Episode3はお伽話から始まる。水葬銀貨というりんごにまつわる、人魚姫の物語だ。小夜が好み、玖々里が嫌いだと言ったりんごの果実。癒やしの涙を持つ人魚姫が、強欲な人間達によって絞り滓にされ、死して水葬に、海へと沈められた、そんな話だ。人魚姫は自分の涙を求めた人間達から、涙を奪った。自らの死を悲しまない人間達の、涙を枯らした。果たしてこれは空想か、伝説か。今も街に住み続ける人々は涙を流せないのだという……
さて、玖々里を正式に家族のような存在として加えた後、ストーリーは英士の正体について迫っていく。
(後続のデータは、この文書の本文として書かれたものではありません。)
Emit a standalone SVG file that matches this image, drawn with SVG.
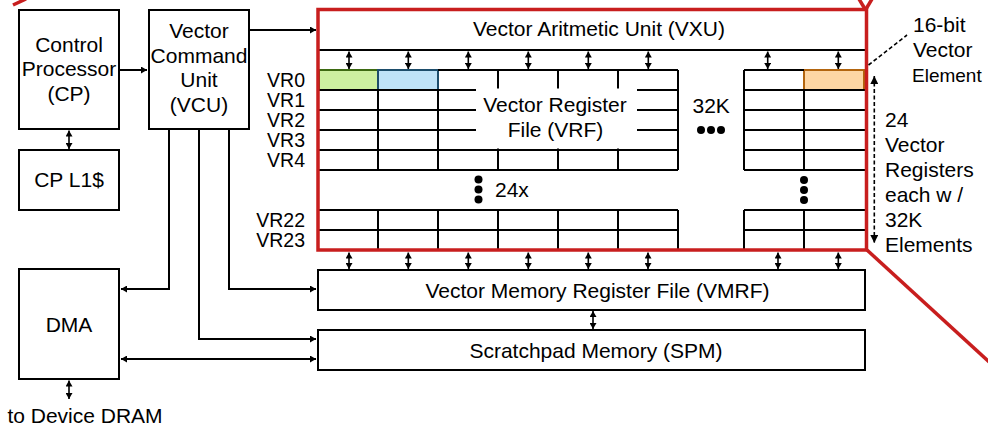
<svg xmlns="http://www.w3.org/2000/svg" width="988" height="427" viewBox="0 0 988 427">
<style>
  text { font-family: "Liberation Sans", Arial, sans-serif; font-size: 21px; fill: #000; }
  .vr { font-size: 19.5px; }
  .box { fill: #fff; stroke: #000; stroke-width: 2; }
  .grid { stroke: #000; stroke-width: 2; fill: none; }
  .red { fill: none; stroke: #c81e1e; stroke-width: 3.5; }
  .con { fill: none; stroke: #000; stroke-width: 2; }
  .arr { fill: none; stroke: #000; stroke-width: 1.6; marker-start: url(#ah); marker-end: url(#ah); }
  .dash { fill: none; stroke: #000; stroke-width: 1.6; stroke-dasharray: 4 2.5; }
  .mid { text-anchor: middle; }
  .end { text-anchor: end; }
</style>
<defs>
  <marker id="ah" viewBox="0 0 6 7" refX="6" refY="3.5" markerWidth="6" markerHeight="7" markerUnits="userSpaceOnUse" orient="auto-start-reverse">
    <path d="M0,0 L6,3.5 L0,7 z" fill="#000"/>
  </marker>
  <marker id="ahb" viewBox="0 0 8 8" refX="8" refY="4" markerWidth="8" markerHeight="8" markerUnits="userSpaceOnUse" orient="auto-start-reverse">
    <path d="M0,0 L8,4 L0,8 z" fill="#000"/>
  </marker>
</defs>
<rect width="988" height="427" fill="#fff"/>

<!-- red callout lines -->
<g id="callout">
  <line x1="13" y1="5" x2="26" y2="-1" class="red"/>
  <line x1="865" y1="9" x2="859" y2="-1" class="red"/>
  <line x1="866" y1="9" x2="872" y2="-1" class="red"/>
  <line x1="867" y1="250" x2="1000" y2="372" class="red"/>
</g>

<g id="cp">
  <rect class="box" x="19" y="10" width="100" height="119"/>
  <text class="mid" x="69" y="51.5">Control</text>
  <text class="mid" x="69" y="76">Processor</text>
  <text class="mid" x="69" y="100.5">(CP)</text>
</g>
<g id="cpl1">
  <rect class="box" x="19" y="150" width="100" height="60"/>
  <text class="mid" x="69" y="186.5">CP L1$</text>
</g>
<g id="vcu">
  <rect class="box" x="149" y="10" width="100" height="119"/>
  <text class="mid" x="199" y="38.3">Vector</text>
  <text class="mid" x="199" y="62.8">Command</text>
  <text class="mid" x="199" y="87.3">Unit</text>
  <text class="mid" x="199" y="111.8">(VCU)</text>
</g>
<g id="dma">
  <rect class="box" x="19" y="269" width="100" height="110"/>
  <text class="mid" x="69" y="331.5">DMA</text>
</g>
<text id="dram" class="mid" x="85" y="423">to Device DRAM</text>

<g id="vxu">
  <line class="grid" x1="318" y1="50" x2="866" y2="50"/>
  <text class="mid" x="599" y="36">Vector Aritmetic Unit (VXU)</text>
</g>

<g id="vrf">
  <!-- colored cells -->
  <rect x="319" y="70" width="59" height="20" fill="#ccf0a0" stroke="#3d6a12" stroke-width="2"/>
  <rect x="378" y="70" width="60" height="20" fill="#bfe3f8" stroke="#1d4d6b" stroke-width="2"/>
  <rect x="804" y="70" width="60" height="20" fill="#fdd6a4" stroke="#b2650f" stroke-width="2"/>
  <!-- left group top rows -->
  <path class="grid" d="M318,90 H678 M318,110 H678 M318,130 H678 M318,150 H678 M318,170 H678 M438,70 H678"/>
  <path class="grid" d="M378,90 V170 M438,90 V170 M498,70 V170 M558,70 V170 M618,70 V170 M678,70 V170"/>
  <!-- left group bottom rows -->
  <path class="grid" d="M318,210 H678 M318,230 H678 M378,210 V250 M438,210 V250 M498,210 V250 M558,210 V250 M618,210 V250 M678,210 V250"/>
  <!-- right group -->
  <path class="grid" d="M744,70 H804 M744,90 H866 M744,110 H866 M744,130 H866 M744,150 H866 M744,170 H866 M744,70 V170 M804,90 V170"/>
  <path class="grid" d="M744,210 H866 M744,230 H866 M744,250 H866 M744,210 V250 M804,210 V250"/>
  <!-- VRF label -->
  <rect x="476" y="88.5" width="161" height="60" fill="#fff"/>
  <text class="mid" x="555" y="111.7">Vector Register</text>
  <text class="mid" x="555.5" y="136.7">File (VRF)</text>
  <!-- 32K dots -->
  <text x="692.5" y="113.3">32K</text>
  <circle cx="701" cy="130" r="4"/>
  <circle cx="711" cy="130" r="4"/>
  <circle cx="721" cy="130" r="4"/>
  <!-- vertical dots -->
  <circle cx="478.5" cy="179.5" r="4"/>
  <circle cx="478.5" cy="189.5" r="4"/>
  <circle cx="478.5" cy="199.5" r="4"/>
  <text x="495" y="196.7">24x</text>
  <circle cx="804" cy="180" r="4"/>
  <circle cx="804" cy="190" r="4"/>
  <circle cx="804" cy="200" r="4"/>
  <!-- red frame -->
  <rect class="red" x="318" y="9.5" width="548.5" height="240.5"/>
</g>

<g id="vrlabels">
  <text class="end vr" x="305" y="86.5">VR0</text>
  <text class="end vr" x="305" y="106.5">VR1</text>
  <text class="end vr" x="305" y="126.5">VR2</text>
  <text class="end vr" x="305" y="146.5">VR3</text>
  <text class="end vr" x="305" y="166.5">VR4</text>
  <text class="end vr" x="305" y="226.5">VR22</text>
  <text class="end vr" x="305" y="246.5">VR23</text>
</g>

<g id="vmrf">
  <rect class="box" x="318" y="270" width="547" height="40"/>
  <text class="mid" x="597.5" y="297.5">Vector Memory Register File (VMRF)</text>
</g>
<g id="spm">
  <rect class="box" x="318" y="330" width="547" height="40"/>
  <text class="mid" x="596" y="357.5">Scratchpad Memory (SPM)</text>
</g>

<g id="annotations">
  <text x="913" y="32">16-bit</text>
  <text x="913" y="57">Vector</text>
  <text x="912" y="82" style="font-size:19px">Element</text>
  <text x="885" y="127">24</text>
  <text x="885" y="152">Vector</text>
  <text x="885" y="177">Registers</text>
  <text x="885" y="202">each w /</text>
  <text x="885" y="227">32K</text>
  <text x="885" y="252">Elements</text>
  <line class="dash" x1="868.5" y1="65" x2="907" y2="35"/>
  <line class="dash" x1="874.3" y1="76" x2="874.3" y2="243" marker-start="url(#ahb)" marker-end="url(#ahb)"/>
</g>

<g id="connectors">
  <path class="con" d="M119,70 H147" marker-end="url(#ah)"/>
  <path class="con" d="M249,30 H316" marker-end="url(#ah)"/>
  <path class="arr" d="M69,130.5 V149"/>
  <path class="con" d="M169,129 V289 H121" marker-end="url(#ah)"/>
  <path class="con" d="M229,129 V289 H316" marker-end="url(#ah)"/>
  <path class="con" d="M199,129 V339 H316" marker-end="url(#ah)"/>
  <path class="con" d="M121,359 H316" marker-start="url(#ah)" marker-end="url(#ah)"/>
  <path class="arr" d="M69,380.5 V399"/>
  <!-- VXU to VRF -->
  <path class="arr" d="M349,51.5 V69"/>
  <path class="arr" d="M408.3,51.5 V69"/>
  <path class="arr" d="M468.3,51.5 V69"/>
  <path class="arr" d="M528.3,51.5 V69"/>
  <path class="arr" d="M588.3,51.5 V69"/>
  <path class="arr" d="M648.3,51.5 V69"/>
  <path class="arr" d="M767.7,51.5 V69"/>
  <path class="arr" d="M838.3,51.5 V69"/>
  <!-- VRF to VMRF -->
  <path class="arr" d="M349,252.5 V269"/>
  <path class="arr" d="M408.3,252.5 V269"/>
  <path class="arr" d="M468.3,252.5 V269"/>
  <path class="arr" d="M528.3,252.5 V269"/>
  <path class="arr" d="M588.3,252.5 V269"/>
  <path class="arr" d="M648,252.5 V269"/>
  <path class="arr" d="M778,252.5 V269"/>
  <path class="arr" d="M838.3,252.5 V269"/>
  <!-- VMRF to SPM -->
  <path class="arr" d="M593,311 V329"/>
</g>
</svg>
しかし、プレイヤー、あるいはユーザーはこの時点で英士の真実について誤解している。勘違いさせられている、というべきか。
前述のように、玖々里は意図的に英士の核心から外されているヒロインで、小夜もその点では同じだ。唯一事情の大部分を知っているのは夕桜だが、それ故に彼女は最愛の兄と、憎悪の対象である兄の間で揺れ動いている。
英士が何者で、夜の街で何をしているのか。彼がゆるぎに明かした真実などは、やはり実際に体験版をプレイして貰いたい。文章のレトリック、私はすっかり騙されてしまった。
茅ヶ崎英士は、ヒーローにはなれないのだ。
始まりは小夜で、終わりは玖々里で締められる体験版だが、ここまでが共通パートなのかは分からない。まだ続きがあるのかも知れないし、これ以降は個別ルートに入る可能性もある。ただ、あの性格の主人公が夕桜やゆるぎと一体どうやって結ばれるのかは、少し興味深い。場合によっては、シナリオ自体は一本道なんてこともあり得るが、それでも個別に何らかのイベントぐらいはあるだろう。
ゆるぎが受けた衝撃や、小夜に対して英士が抱える爆弾。夕桜に対する負い目と、玖々里に付いている嘘……そして、彼を縛り付ける紅葉の存在。単純な恋愛模様になるとは思えない。
長々と書きすぎて、久々の感想文ということもあってか、結局なにを書きたかったのか良く分からなくなってしまったが、一つ言えるのはこの作品が好きだと言うことか。バグも多いし、ミスも目立つが、余裕があれば複数買いさえ検討してしまうような、強い魅力を感じる。体験版をプレイして、更にそれを実感した。
もしかすれば、私がアンデルセンに憧憬を抱く者だからかも知れないが……今度の人魚姫の恋がどうなるのか、私はそれが大いに気になる。
そして水葬銀貨を欲する少女と、水葬銀貨を嫌う少女、その違いに意味があるのかも。ああ、これはお伽話。それとも童話? 違う、これは大人の物語だ。